Monday, May 31, 2010

June 2010 is a good month to begin thinking to ourselves, 'make some extra money for the holidays'. Working 8 to 5 is not cutting edge enough to fulfill a satisfied life of having internet available to stay on blogspot.
I go on an expedition in my kitchen table to draw up a plan.
Here is my resolution to a non-problem: I will sit and wait for the days to come by while working and consulting with myself on a blank 8'x11" paper. Then I draw one line, some scribbles, and a few inspiring words, and then crumple the paper. That was the end of trying to create something new for myself and another lingering idea that has just left my mind for now. So on to the next idea that is still pushing my mind to do something that the body doesn't really want to do. Minutes later, I set a new layer of paper and a pen in hand. Didn't I just let go of this idea and wanting to create a new piece? The idea hasn't left the building.
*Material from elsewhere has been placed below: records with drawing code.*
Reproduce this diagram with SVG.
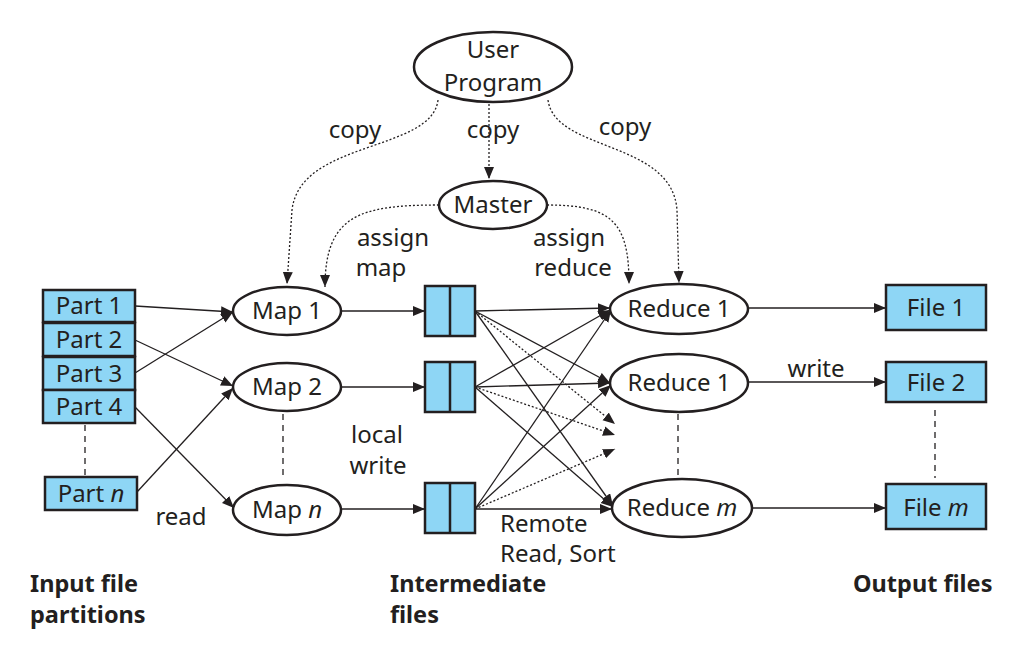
<svg xmlns="http://www.w3.org/2000/svg" width="1029" height="660" viewBox="0 0 1029 660">
<style>
text{font-family:"Noto Sans","Liberation Sans",sans-serif;font-size:24px;fill:#231f20}
.c{text-anchor:middle}
.b{font-weight:bold;font-size:23.5px}
.i{font-style:italic}
.node{fill:#fff;stroke:#231f20;stroke-width:2.5}
.box{fill:#8ed6f5;stroke:#231f20;stroke-width:2.5}
.ln{fill:none;stroke:#231f20;stroke-width:1.3;marker-end:url(#ah)}
.dot{fill:none;stroke:#231f20;stroke-width:1.3;stroke-dasharray:2 2;marker-end:url(#ah)}
.dash{fill:none;stroke:#231f20;stroke-width:1.3;stroke-dasharray:6 5}
</style>
<defs>
<marker id="ah" markerUnits="userSpaceOnUse" markerWidth="13" markerHeight="11" refX="12" refY="5" orient="auto">
<path d="M0,0 L12,5 L0,10 z" fill="#231f20"/>
</marker>
</defs>
<rect width="1029" height="660" fill="#fff"/>
<g id="connectors">
<path class="dot" d="M438,100 C432,152 300,140 292,210 L287,284"/>
<path class="dot" d="M489,104 L489,179"/>
<path class="dot" d="M548,100 C555,152 672,140 677,210 L679,283"/>
<path class="dot" d="M439,205 C360,205 325,215 325,287"/>
<path class="dot" d="M547,205 C612,205 629,222 629,284"/>
<path class="ln" d="M135,306 L233,312"/>
<path class="ln" d="M135,340 L233,386"/>
<path class="ln" d="M135,373 L233,312"/>
<path class="ln" d="M135,407 L234,508"/>
<path class="ln" d="M137,492 L233,388"/>
<path class="ln" d="M340,311 L425,311"/>
<path class="ln" d="M340,387 L425,387"/>
<path class="ln" d="M340,509 L425,509"/>
<path class="ln" d="M475,311 L610,308"/>
<path class="ln" d="M475,311 L610,383"/>
<path class="ln" d="M475,311 L613,506"/>
<path class="dot" d="M475,311 L615,424"/>
<path class="ln" d="M475,387 L610,310"/>
<path class="ln" d="M475,387 L610,383"/>
<path class="ln" d="M475,387 L613,507"/>
<path class="dot" d="M475,387 L615,435"/>
<path class="ln" d="M475,509 L611,310"/>
<path class="ln" d="M475,509 L611,385"/>
<path class="ln" d="M475,509 L612,509"/>
<path class="dot" d="M475,509 L615,449"/>
<path class="ln" d="M748,308 L886,308"/>
<path class="ln" d="M748,382 L886,382"/>
<path class="ln" d="M752,508 L886,508"/>
<path class="dash" d="M85,425 L85,475"/>
<path class="dash" d="M283,414 L283,476"/>
<path class="dash" d="M678,414 L678,478"/>
<path class="dash" d="M935,410 L935,478"/>
</g>
<g id="user-program"><ellipse class="node" cx="493" cy="67" rx="79" ry="35"/><text class="c" x="493" y="58">User</text><text class="c" x="493" y="91">Program</text></g>
<g id="master"><ellipse class="node" cx="493" cy="205" rx="54" ry="24"/><text class="c" x="493" y="213">Master</text></g>
<g id="part1"><rect class="box" x="43" y="290" width="92" height="32"/><text class="c" x="89" y="314">Part 1</text></g>
<g id="part2"><rect class="box" x="43" y="323" width="92" height="33"/><text class="c" x="89" y="348">Part 2</text></g>
<g id="part3"><rect class="box" x="43" y="357" width="92" height="33"/><text class="c" x="89" y="382">Part 3</text></g>
<g id="part4"><rect class="box" x="43" y="390" width="92" height="33"/><text class="c" x="89" y="415">Part 4</text></g>
<g id="partn"><rect class="box" x="45" y="477" width="92" height="33"/><text class="c" x="91" y="502">Part <tspan class="i">n</tspan></text></g>
<g id="map1"><ellipse class="node" cx="287" cy="311" rx="54" ry="24"/><text class="c" x="287" y="319">Map 1</text></g>
<g id="map2"><ellipse class="node" cx="287" cy="387" rx="54" ry="24"/><text class="c" x="287" y="395">Map 2</text></g>
<g id="mapn"><ellipse class="node" cx="287" cy="510" rx="54" ry="25"/><text class="c" x="287" y="518">Map <tspan class="i">n</tspan></text></g>
<g id="inter1"><rect class="box" x="425" y="286" width="50" height="50"/><line x1="450" y1="286" x2="450" y2="336" stroke="#231f20" stroke-width="2.5"/></g>
<g id="inter2"><rect class="box" x="425" y="362" width="50" height="50"/><line x1="450" y1="362" x2="450" y2="412" stroke="#231f20" stroke-width="2.5"/></g>
<g id="inter3"><rect class="box" x="425" y="483" width="50" height="50"/><line x1="450" y1="483" x2="450" y2="533" stroke="#231f20" stroke-width="2.5"/></g>
<g id="reduce1"><ellipse class="node" cx="679" cy="309" rx="69" ry="25"/><text class="c" x="679" y="317">Reduce 1</text></g>
<g id="reduce1b"><ellipse class="node" cx="679" cy="383" rx="69" ry="29"/><text class="c" x="679" y="391">Reduce 1</text></g>
<g id="reducem"><ellipse class="node" cx="682" cy="508" rx="70" ry="29"/><text class="c" x="682" y="516">Reduce <tspan class="i">m</tspan></text></g>
<g id="file1"><rect class="box" x="886" y="285" width="100" height="45"/><text class="c" x="936" y="316">File 1</text></g>
<g id="file2"><rect class="box" x="886" y="362" width="100" height="40"/><text class="c" x="936" y="391">File 2</text></g>
<g id="filem"><rect class="box" x="886" y="484" width="100" height="45"/><text class="c" x="936" y="516">File <tspan class="i">m</tspan></text></g>
<g id="labels">
<text class="c" x="355" y="138">copy</text>
<text class="c" x="493" y="138">copy</text>
<text class="c" x="625" y="135">copy</text>
<text class="c" x="393" y="246">assign</text>
<text class="c" x="381" y="276">map</text>
<text class="c" x="569" y="246">assign</text>
<text class="c" x="573" y="276">reduce</text>
<text class="c" x="377" y="443">local</text>
<text class="c" x="378" y="474">write</text>
<text class="c" x="181" y="525">read</text>
<text class="c" x="816" y="377">write</text>
<text x="500" y="532">Remote</text>
<text x="500" y="562">Read, Sort</text>
<text class="b" x="30" y="592">Input file</text>
<text class="b" x="30" y="623">partitions</text>
<text class="b" x="390" y="592">Intermediate</text>
<text class="b" x="390" y="623">files</text>
<text class="b" x="853" y="592">Output files</text>
</g>
</svg>
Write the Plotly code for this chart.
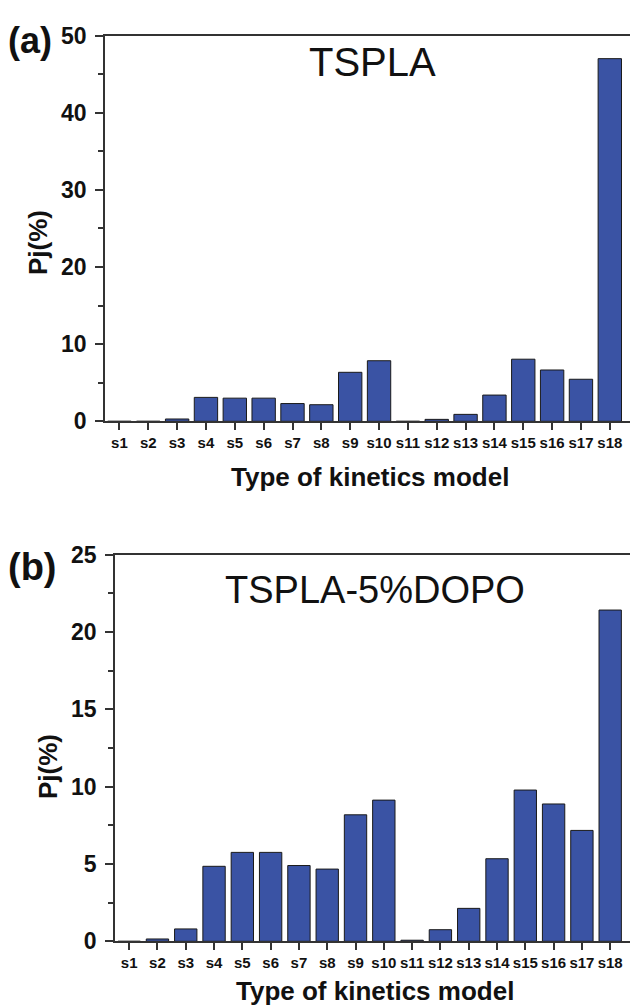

I'm sure this happens to most of us with a great idea, but will often never get to accomplish.
And therefore, the sleepless nights begin. I figure thats why in the morning some people have issues when someone says hi, how you doing? Don't talk to me!

Tuesday, May 25, 2010

Wake up and smell the coffee

2010, we are at the halfway mark of the year. What have I done so far to improve/better myself or accomplish the many wanted tasks of what I stated at the start of the New Year? My once a week resolution list to accomplish something every week as a way to get closer to my goals have become a stack of pile in the back of my mind. Still planning and saying to myself, "I need to finish this and that". Procastination or just being lazy, or maybe just tired of work so when the weekend comes I look forward to finish nothing, and needing more to replenish myself from the exhausting week. The only thing moving forward is the penny jar. It grows every week by a penny to pay off a wholesome debt. The number one New Year resolution that most people have is to get out of debt. I'm fullfiling that goal by not feeling guilty donating a penny at every grocery store's donation jar and coining my jar. On the other hand, what have I lost over the year that needs to be replaced or needing to regain connection too?
I ask myself as another day, week, month, or year goes on and another birthday goes by, what have I improved from the last time around when I looked at myself in someone else's eyes. Ask yourself, or I ask myself are you/me still the same person agewise, attitudewise, and actionwise?
I think so, but ask someone who knows you personally... maybe only 50%. It's June, half way through the year. Got to do something about it.